Whitespotted boxfish exhibit distinct differences in appearance between the sexes. For example, females are blackish in color with white spots, whereas males have the same coloration on their backs but have sides that are blue with bright yellow bands and spots. However, both sexes are less than 10 inches (25 cm) in length. Despite their odd appearance and small size, the whitespotted boxfish is equipped with a potent weapon to keep predators at bay.

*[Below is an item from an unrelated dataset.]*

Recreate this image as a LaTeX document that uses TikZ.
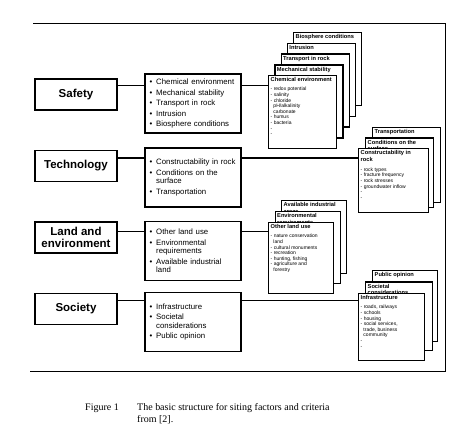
\documentclass[tikz,border=0pt]{standalone}
\usepackage{fontspec}
\setmainfont{Liberation Sans}
\newfontfamily\capfont{Liberation Serif}
\newcommand{\itm}{\textbullet\hspace{4pt}}
\newcommand{\ind}{\hspace*{6.7pt}}
\newcommand{\ttl}[1]{\textbf{\fontsize{5.7}{6}\selectfont #1}}
\begin{document}
\begin{tikzpicture}[x=1pt,y=-1pt,
    category/.style ={draw, line width=1.2pt, minimum width=82pt, minimum height=31pt, inner sep=1pt, align=center, font=\bfseries\fontsize{11.5}{11.5}\selectfont},
    factors/.style ={draw, line width=1.2pt, minimum width=96pt, minimum height=59pt, inner sep=4pt, text width=87pt, align=left, font=\fontsize{7.8}{8.5}\selectfont},
    sheet/.style ={draw, line width=1.3pt, fill=white, anchor=north west, inner sep=0pt},
    sheettitle/.style ={anchor=north west, inner xsep=2.5pt, inner ysep=2.5pt, align=left, font=\bfseries\fontsize{5.7}{6.2}\selectfont},
    sheetlist/.style ={anchor=north west, inner xsep=2.5pt, inner ysep=2.5pt, align=left, font=\fontsize{5}{5.6}\selectfont},
    link/.style ={line width=1.2pt},
    caption/.style ={inner sep=0pt, align=left, font=\capfont\fontsize{10}{12}\selectfont}]
   \useasboundingbox (0,0) rectangle (475,446);
   % frame
   \draw[line width=0.8pt] (33,23) -- (445,23) -- (445,371) -- (30,371);
   % categories
   \node[category] (S) at (76,94.5)  {Safety};
   \node[category] (T) at (76,166)   {Technology};
   \node[category] (L) at (76,237.5) {Land and\\environment};
   \node[category] (P) at (76,309)   {Society};
   % factors
   \node[factors] (SL) at (193,103.5) {\itm Chemical environment\\[2pt] \itm Mechanical stability\\[2pt] \itm Transport in rock\\[2pt] \itm Intrusion\\[2pt] \itm Biosphere conditions};
   \node[factors] (TL) at (193,177.5) {\itm Constructability in rock\\[2pt] \itm Conditions on the\\ \ind surface\\[2pt] \itm Transportation};
   \node[factors] (LL) at (193,251)   {\itm Other land use\\[2pt] \itm Environmental\\ \ind requirements\\[2pt] \itm Available industrial\\ \ind land};
   \node[factors] (PL) at (193,322)   {\itm Infrastructure\\[2pt] \itm Societal\\ \ind considerations\\[2pt] \itm Public opinion};
   % sheets behind
   \foreach \x/\y/\w/\h/\t [count=\i] in {
       293/32/68/73/Biosphere conditions,
       286.75/42.75/68/73/Intrusion,
       280.5/53.5/68/73/Transport in rock,
       274.25/64.25/68/73/Mechanical stability,
       372/127/68/75/Transportation,
       365/137.5/68/69.5/{Conditions on the\\surface},
       281/200/65/73/{Available industrial\\areas},
       274.5/211/65/72/{Environmental\\requirements},
       372/270/65/71/Public opinion,
       365/281.5/67/68.5/{Societal\\considerations}}
   {
     \node[sheet, minimum width=\w pt, minimum height=\h pt] (b\i) at (\x,\y) {};
     \node[sheettitle] (b\i t) at (b\i.north west) {\t};
   }
   % front sheets
   \node[sheet, minimum width=68pt, minimum height=73pt] (SF) at (268,75) {};
   \node[sheetlist] (SFt) at (SF.north west) {\ttl{Chemical environment}\\[3.5pt]
      - redox potential\\ - salinity\\ - chloride\\ \ \ pH/alkalinity\\ \ \ carbonate\\ - humus\\ - bacteria\\ -\\ -};
   \node[sheet, minimum width=70pt, minimum height=64pt] (TF) at (358,148) {};
   \node[sheetlist] (TFt) at (TF.north west) {\ttl{Constructability in}\\[0.8pt] \ttl{rock}\\[4.5pt]
      - rock types\\ - fracture frequency\\ - rock stresses\\ - groundwater inflow\\ -\\ -};
   \node[sheet, minimum width=65pt, minimum height=71pt] (LF) at (268,222) {};
   \node[sheetlist] (LFt) at (LF.north west) {\ttl{Other land use}\\[3.5pt]
      - nature conservation\\ \ \ land\\ - cultural monuments\\ - recreation\\ - hunting, fishing\\ - agriculture and\\ \ \ forestry};
   \node[sheet, minimum width=66pt, minimum height=67pt] (PF) at (358,293) {};
   \node[sheetlist] (PFt) at (PF.north west) {\ttl{Infrastructure}\\[3.5pt]
      - roads, railways\\ - schools\\ - housing\\ - social services,\\ \ \ trade, business\\ \ \ community\\ -\\ -};
   % connectors
   \draw[link] (S.12) -- (S.12 -| SL.west);
   \draw[link] (S.12 -| SL.east) -- (S.12 -| SF.west);
   \draw[link] (T.11) -- (T.11 -| TL.west);
   \draw[link] (T.11 -| TL.east) -- (T.11 -| TF.west);
   \draw[link] (L.8) -- (L.8 -| LL.west);
   \draw[link] (L.8 -| LL.east) -- (L.8 -| LF.west);
   \draw[link] (P.12) -- (P.12 -| PL.west);
   \draw[link] (P.12 -| PL.east) -- (P.12 -| PF.west);
   % caption
   \node[caption, anchor=base west] (fig) at (85,411) {Figure 1};
   \node[caption, anchor=north west] (capt) at (137,403) {The basic structure for siting factors and criteria\\from [2].};
\end{tikzpicture}
\end{document}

When the whitespotted boxfish is threatened, it secretes a poisonous, slimy mucus through its skin. The mucus will then disperse through the surrounding water in order to ward off or even kill potential predators. This unique defense tactic means that aside from much larger fish and sharks, the whitespotted boxfish has few natural predators.[8]

2 Horned Lizard

Horned lizards, also known as “horny toads,” can be found in arid regions of Central America and North America. With their horns and spiky scales, these reptiles resemble little dragons, although each of the 17 species varies in coloring and the exact number and placement of horns. However, the horned lizard’s bizarre defense mechanism is far more unique than its appearance.

Horned lizards have a wide variety of predators, such as bobcats, wolves, coyotes, foxes, snakes, and hawks. Therefore, depending on the predator, the horned lizard will employ several defense strategies in order to prevent being eaten.

First and foremost, the horned lizard will rely on its camouflage to keep it hidden. The horned lizard, especially babies, will also often try to simply flee from predators. However, if a horned lizard is indeed caught, it will puff up with air, driving its spikes into the mouth or throat of a predator. From there, it will lean its head back and move it from side to side, digging its horns even further into the soft tissues of the predator’s mouth or throat. If none of these tactics work to set the horned lizard free, it will then shoot blood out of its eye sockets.

So, how exactly does the horned lizard manage to expel blood from its eyes? Horned lizards are able to contract the muscles around their eyes, cutting off blood flow back to the heart. Instead, blood will flow into the eye area, filling the sinus area and pressurizing until it eventually ruptures, forcefully expelling the blood in a stream that can travel over 3 feet (0.9 meters) away.

However, the blood that the horned lizard squirts from its eyes is imbued with chemicals due to the venomous harvester ants that it eats. When the substance enters the eyes or mouth of a predator, it causes a burning sensation, which can be a powerful deterrent. The foul, bitter taste is also repulsive, giving the horned lizard a chance to escape.[9]

1 Puss Caterpillar

There are 11 species of asp caterpillars, most of which resemble a fluffy cotton ball. Asp caterpillars, which are the larval form of flannel moths, are native to North America and are often found grazing on the leaves of oak or elm trees. However, the most notorious for stinging people is Megalopyge opercularis, the larval form of the southern flannel moth known as the puss caterpillar. In fact, the puss caterpillar is one of the most venomous caterpillars in the United States.

These caterpillars are teardrop-shaped with coloring that varies from yellow or gray to reddish-brown and even a mixture of colors. Mature larvae measure 1 to 1.5 inches (2.5 to 3.8 cm) long. However, lurking beneath its hairy surface, the puss caterpillar has an arsenal of venomous spines, which can inject a powerful toxin into any potential predators or any unsuspecting human who happens to touch them.

While the level of pain caused by the caterpillar’s sting varies from person to person, the pain has been likened to blunt force trauma or being burned by the tip of a lit cigarette. Although it will not kill a human, the pain lasts for several days or even weeks, often requiring a trip to the hospital.[10]